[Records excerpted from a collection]
* * * * * * *

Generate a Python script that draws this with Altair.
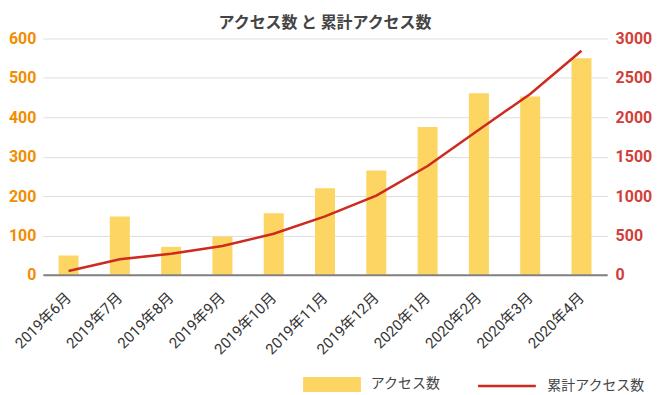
import altair as alt
import pandas as pd

months = ["2019年6月", "2019年7月", "2019年8月", "2019年9月", "2019年10月", "2019年11月",
          "2019年12月", "2020年1月", "2020年2月", "2020年3月", "2020年4月"]
access = [49, 148, 71, 97, 156, 220, 265, 375, 461, 453, 550]
cumulative = [49, 197, 268, 365, 521, 741, 1006, 1381, 1842, 2295, 2845]
left_ticks = [0, 100, 200, 300, 400, 500, 600]
right_ticks = [0, 500, 1000, 1500, 2000, 2500, 3000]
series_bar = "アクセス数"
series_line = "累計アクセス数"

df = pd.DataFrame({"month": months, "access": access, "cumulative": cumulative})
df["s1"] = series_bar
df["s2"] = series_line

NUM = "Roboto"
MIX = "Roboto, 'Noto Sans CJK JP', sans-serif"
JP = "'Noto Sans CJK JP', sans-serif"

BAR = "#FDD562"
LINE = "#CD2A20"
ORANGE = "#F28C00"
RED = "#D0403A"

x = alt.X("month:N", sort=months, title=None,
          scale=alt.Scale(paddingInner=0.61, paddingOuter=0.305),
          axis=alt.Axis(labelAngle=-45, labelAlign="right", labelBaseline="middle",
                        labelPadding=20, labelFontSize=15, labelColor="#333", labelFont=MIX,
                        ticks=False, domainColor="#808080", domainWidth=2, labelOverlap=False,
                        grid=False, zindex=1))

bars = alt.Chart(df).mark_bar().encode(
    x=x,
    y=alt.Y("access:Q", title=None, scale=alt.Scale(domain=[0, 600], nice=False),
            axis=alt.Axis(values=left_ticks, format="d", labelColor=ORANGE,
                          labelFontWeight="bold", labelFontSize=16, labelFont=NUM,
                          domain=False, ticks=False, gridColor="#DDDDDD", labelPadding=7)),
    fill=alt.Fill("s1:N", scale=alt.Scale(domain=[series_bar], range=[BAR]),
                  legend=alt.Legend(title=None, orient="none", legendX=261, legendY=318,
                                    symbolType="M-1,-0.2586H1V0.2586H-1Z", symbolSize=3364,
                                    symbolStrokeWidth=0, labelFontSize=14, labelFont=JP,
                                    labelColor="#444", labelOffset=10, padding=0)),
)

line = alt.Chart(df).mark_line(strokeWidth=2.5).encode(
    x=x,
    y=alt.Y("cumulative:Q", title=None, scale=alt.Scale(domain=[0, 3000], nice=False),
            axis=alt.Axis(orient="right", values=right_ticks, format="d", labelColor=RED,
                          labelFontWeight="bold", labelFontSize=16, labelFont=NUM,
                          domain=False, ticks=False, grid=False, labelPadding=8)),
    stroke=alt.Stroke("s2:N", scale=alt.Scale(domain=[series_line], range=[LINE]),
                      legend=alt.Legend(title=None, orient="none", legendX=435, legendY=318,
                                        symbolType="stroke", symbolSize=3364,
                                        symbolStrokeWidth=2.5, labelFontSize=14, labelFont=JP,
                                        labelColor="#444", labelOffset=10, padding=0)),
)

chart = alt.layer(bars, line).resolve_scale(y="independent", fill="independent",
                                             stroke="independent").properties(
    width=566, height=237,
    padding={"top": 6, "left": 0, "right": 0, "bottom": 8},
    title=alt.Title("アクセス数 と 累計アクセス数", fontSize=16, font=JP, color="#444",
                    fontWeight="bold", offset=0),
).configure_view(stroke=None)

chart.save("out.html", embed_options={"renderer": "svg", "actions": False})
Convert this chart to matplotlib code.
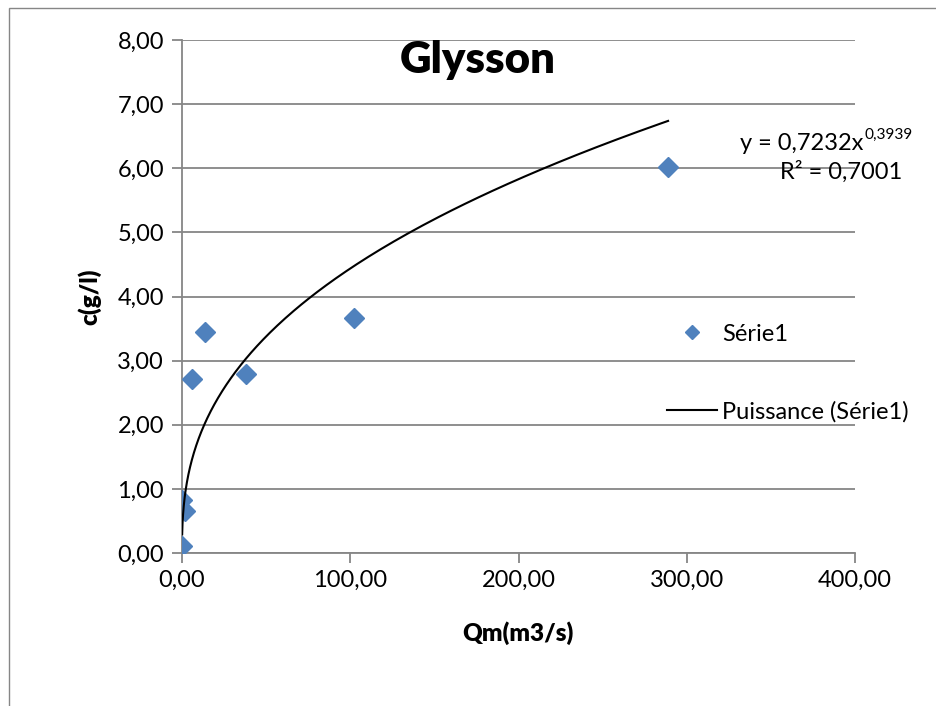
"""Glysson scatter plot with power trend line (Excel style)."""

import matplotlib
matplotlib.use("Agg")
import matplotlib.pyplot as plt
import numpy as np
from matplotlib.lines import Line2D
from matplotlib.patches import Rectangle
from matplotlib.transforms import offset_copy

# data
qm = [0.1, 0.2, 1.8, 5.8, 13.9, 37.8, 102.2, 288.9]
conc = [0.11, 0.83, 0.66, 2.71, 3.45, 2.79, 3.67, 6.02]

# power trend line as printed on the chart
coef_a = 0.7232
coef_b = 0.3939
r2_text = "R² = 0,7001"

x_ticks = [0, 100, 200, 300, 400]
y_ticks = [0, 1, 2, 3, 4, 5, 6, 7, 8]


def fr(v, fmt="{:.2f}"):
    return fmt.format(v).replace(".", ",")


plt.rcParams["font.family"] = ["Lato", "DejaVu Sans"]

blue = "#4F81BD"
grid = "#868686"
fs = 17

fig = plt.figure(figsize=(9.37, 7.06), dpi=100)
fig.patches.append(Rectangle((9 / 937, -0.1), 1.2, 1 - 8 / 706 + 0.1,
                             transform=fig.transFigure, fill=False,
                             edgecolor=grid, linewidth=1.0))

ax = fig.add_axes([182 / 937, 1 - 553 / 706, (855 - 182) / 937, (553 - 40) / 706])

xs = np.geomspace(min(qm), max(qm), 500)
ax.plot(qm, conc, linestyle="none", marker="D", markersize=10.5,
        color=blue, zorder=3)
ax.plot(xs, coef_a * xs ** coef_b, color="black", linewidth=1.5, zorder=4)

ax.set_xlim(0, 400)
ax.set_ylim(0, 8)
ax.set_xticks(x_ticks)
ax.set_yticks(y_ticks)
ax.set_xticklabels([fr(v) for v in x_ticks])
ax.set_yticklabels([fr(v) for v in y_ticks])
ax.yaxis.grid(True, color=grid, linewidth=1.3)
ax.set_axisbelow(True)
for side in ("top", "right"):
    ax.spines[side].set_visible(False)
for side in ("left", "bottom"):
    ax.spines[side].set_color(grid)
    ax.spines[side].set_linewidth(1.3)
ax.tick_params(axis="both", colors=grid, width=1.3, length=7,
               labelcolor="black", labelsize=fs)
ax.tick_params(axis="y", pad=6)
ax.tick_params(axis="x", pad=5)

fig.text(518 / 937, 1 - 633 / 706, "Qm(m3/s)", ha="center", va="center",
         fontsize=17.5, fontweight="heavy")
fig.text(90 / 937, 1 - 297 / 706, "c(g/l)", ha="center", va="center",
         rotation=90, fontsize=17.5, fontweight="heavy")
fig.text(478 / 937, 1 - 60 / 706, "Glysson", ha="center", va="center",
         fontsize=31.5, fontweight="heavy")

eq = fig.text(740 / 937, 1 - 150 / 706, "y = " + fr(coef_a, "{:.4f}") + "x",
              ha="left", va="baseline", fontsize=fs)
fig.canvas.draw()
bb = eq.get_window_extent()
fig.text(bb.x1 / fig.bbox.width, 1 - 150 / 706, fr(coef_b, "{:.4f}"),
         transform=offset_copy(fig.transFigure, fig=fig, x=0.5, y=8, units="points"),
         ha="left", va="baseline", fontsize=fs * 0.65)
fig.text(780 / 937, 1 - 172 / 706, r2_text, ha="left", va="center", fontsize=fs)

handles = [Line2D([], [], linestyle="none", marker="D", markersize=7.5, color=blue),
           Line2D([], [], color="black", linewidth=1.5)]
ax.legend(handles, ["Série1", "Puissance (Série1)"], loc="center left",
          bbox_to_anchor=(667 / 937, 1 - 373 / 706), bbox_transform=fig.transFigure,
          frameon=False, fontsize=fs, handlelength=2.1, handletextpad=0.25,
          labelspacing=2.38, borderpad=0, borderaxespad=0)

fig.savefig("out.png", dpi=100)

* * * * * * *

• **Task requirements**:
Each record above should come back exactly the same, only without its pictures.

• **Solution**:
Generate a Python script that draws this with Altair.
import altair as alt
import pandas as pd

months = ["2019年6月", "2019年7月", "2019年8月", "2019年9月", "2019年10月", "2019年11月",
          "2019年12月", "2020年1月", "2020年2月", "2020年3月", "2020年4月"]
access = [49, 148, 71, 97, 156, 220, 265, 375, 461, 453, 550]
cumulative = [49, 197, 268, 365, 521, 741, 1006, 1381, 1842, 2295, 2845]
left_ticks = [0, 100, 200, 300, 400, 500, 600]
right_ticks = [0, 500, 1000, 1500, 2000, 2500, 3000]
series_bar = "アクセス数"
series_line = "累計アクセス数"

df = pd.DataFrame({"month": months, "access": access, "cumulative": cumulative})
df["s1"] = series_bar
df["s2"] = series_line

NUM = "Roboto"
MIX = "Roboto, 'Noto Sans CJK JP', sans-serif"
JP = "'Noto Sans CJK JP', sans-serif"

BAR = "#FDD562"
LINE = "#CD2A20"
ORANGE = "#F28C00"
RED = "#D0403A"

x = alt.X("month:N", sort=months, title=None,
          scale=alt.Scale(paddingInner=0.61, paddingOuter=0.305),
          axis=alt.Axis(labelAngle=-45, labelAlign="right", labelBaseline="middle",
                        labelPadding=20, labelFontSize=15, labelColor="#333", labelFont=MIX,
                        ticks=False, domainColor="#808080", domainWidth=2, labelOverlap=False,
                        grid=False, zindex=1))

bars = alt.Chart(df).mark_bar().encode(
    x=x,
    y=alt.Y("access:Q", title=None, scale=alt.Scale(domain=[0, 600], nice=False),
            axis=alt.Axis(values=left_ticks, format="d", labelColor=ORANGE,
                          labelFontWeight="bold", labelFontSize=16, labelFont=NUM,
                          domain=False, ticks=False, gridColor="#DDDDDD", labelPadding=7)),
    fill=alt.Fill("s1:N", scale=alt.Scale(domain=[series_bar], range=[BAR]),
                  legend=alt.Legend(title=None, orient="none", legendX=261, legendY=318,
                                    symbolType="M-1,-0.2586H1V0.2586H-1Z", symbolSize=3364,
                                    symbolStrokeWidth=0, labelFontSize=14, labelFont=JP,
                                    labelColor="#444", labelOffset=10, padding=0)),
)

line = alt.Chart(df).mark_line(strokeWidth=2.5).encode(
    x=x,
    y=alt.Y("cumulative:Q", title=None, scale=alt.Scale(domain=[0, 3000], nice=False),
            axis=alt.Axis(orient="right", values=right_ticks, format="d", labelColor=RED,
                          labelFontWeight="bold", labelFontSize=16, labelFont=NUM,
                          domain=False, ticks=False, grid=False, labelPadding=8)),
    stroke=alt.Stroke("s2:N", scale=alt.Scale(domain=[series_line], range=[LINE]),
                      legend=alt.Legend(title=None, orient="none", legendX=435, legendY=318,
                                        symbolType="stroke", symbolSize=3364,
                                        symbolStrokeWidth=2.5, labelFontSize=14, labelFont=JP,
                                        labelColor="#444", labelOffset=10, padding=0)),
)

chart = alt.layer(bars, line).resolve_scale(y="independent", fill="independent",
                                             stroke="independent").properties(
    width=566, height=237,
    padding={"top": 6, "left": 0, "right": 0, "bottom": 8},
    title=alt.Title("アクセス数 と 累計アクセス数", fontSize=16, font=JP, color="#444",
                    fontWeight="bold", offset=0),
).configure_view(stroke=None)

chart.save("out.html", embed_options={"renderer": "svg", "actions": False})
Convert this chart to matplotlib code.
"""Glysson scatter plot with power trend line (Excel style)."""

import matplotlib
matplotlib.use("Agg")
import matplotlib.pyplot as plt
import numpy as np
from matplotlib.lines import Line2D
from matplotlib.patches import Rectangle
from matplotlib.transforms import offset_copy

# data
qm = [0.1, 0.2, 1.8, 5.8, 13.9, 37.8, 102.2, 288.9]
conc = [0.11, 0.83, 0.66, 2.71, 3.45, 2.79, 3.67, 6.02]

# power trend line as printed on the chart
coef_a = 0.7232
coef_b = 0.3939
r2_text = "R² = 0,7001"

x_ticks = [0, 100, 200, 300, 400]
y_ticks = [0, 1, 2, 3, 4, 5, 6, 7, 8]


def fr(v, fmt="{:.2f}"):
    return fmt.format(v).replace(".", ",")


plt.rcParams["font.family"] = ["Lato", "DejaVu Sans"]

blue = "#4F81BD"
grid = "#868686"
fs = 17

fig = plt.figure(figsize=(9.37, 7.06), dpi=100)
fig.patches.append(Rectangle((9 / 937, -0.1), 1.2, 1 - 8 / 706 + 0.1,
                             transform=fig.transFigure, fill=False,
                             edgecolor=grid, linewidth=1.0))

ax = fig.add_axes([182 / 937, 1 - 553 / 706, (855 - 182) / 937, (553 - 40) / 706])

xs = np.geomspace(min(qm), max(qm), 500)
ax.plot(qm, conc, linestyle="none", marker="D", markersize=10.5,
        color=blue, zorder=3)
ax.plot(xs, coef_a * xs ** coef_b, color="black", linewidth=1.5, zorder=4)

ax.set_xlim(0, 400)
ax.set_ylim(0, 8)
ax.set_xticks(x_ticks)
ax.set_yticks(y_ticks)
ax.set_xticklabels([fr(v) for v in x_ticks])
ax.set_yticklabels([fr(v) for v in y_ticks])
ax.yaxis.grid(True, color=grid, linewidth=1.3)
ax.set_axisbelow(True)
for side in ("top", "right"):
    ax.spines[side].set_visible(False)
for side in ("left", "bottom"):
    ax.spines[side].set_color(grid)
    ax.spines[side].set_linewidth(1.3)
ax.tick_params(axis="both", colors=grid, width=1.3, length=7,
               labelcolor="black", labelsize=fs)
ax.tick_params(axis="y", pad=6)
ax.tick_params(axis="x", pad=5)

fig.text(518 / 937, 1 - 633 / 706, "Qm(m3/s)", ha="center", va="center",
         fontsize=17.5, fontweight="heavy")
fig.text(90 / 937, 1 - 297 / 706, "c(g/l)", ha="center", va="center",
         rotation=90, fontsize=17.5, fontweight="heavy")
fig.text(478 / 937, 1 - 60 / 706, "Glysson", ha="center", va="center",
         fontsize=31.5, fontweight="heavy")

eq = fig.text(740 / 937, 1 - 150 / 706, "y = " + fr(coef_a, "{:.4f}") + "x",
              ha="left", va="baseline", fontsize=fs)
fig.canvas.draw()
bb = eq.get_window_extent()
fig.text(bb.x1 / fig.bbox.width, 1 - 150 / 706, fr(coef_b, "{:.4f}"),
         transform=offset_copy(fig.transFigure, fig=fig, x=0.5, y=8, units="points"),
         ha="left", va="baseline", fontsize=fs * 0.65)
fig.text(780 / 937, 1 - 172 / 706, r2_text, ha="left", va="center", fontsize=fs)

handles = [Line2D([], [], linestyle="none", marker="D", markersize=7.5, color=blue),
           Line2D([], [], color="black", linewidth=1.5)]
ax.legend(handles, ["Série1", "Puissance (Série1)"], loc="center left",
          bbox_to_anchor=(667 / 937, 1 - 373 / 706), bbox_transform=fig.transFigure,
          frameon=False, fontsize=fs, handlelength=2.1, handletextpad=0.25,
          labelspacing=2.38, borderpad=0, borderaxespad=0)

fig.savefig("out.png", dpi=100)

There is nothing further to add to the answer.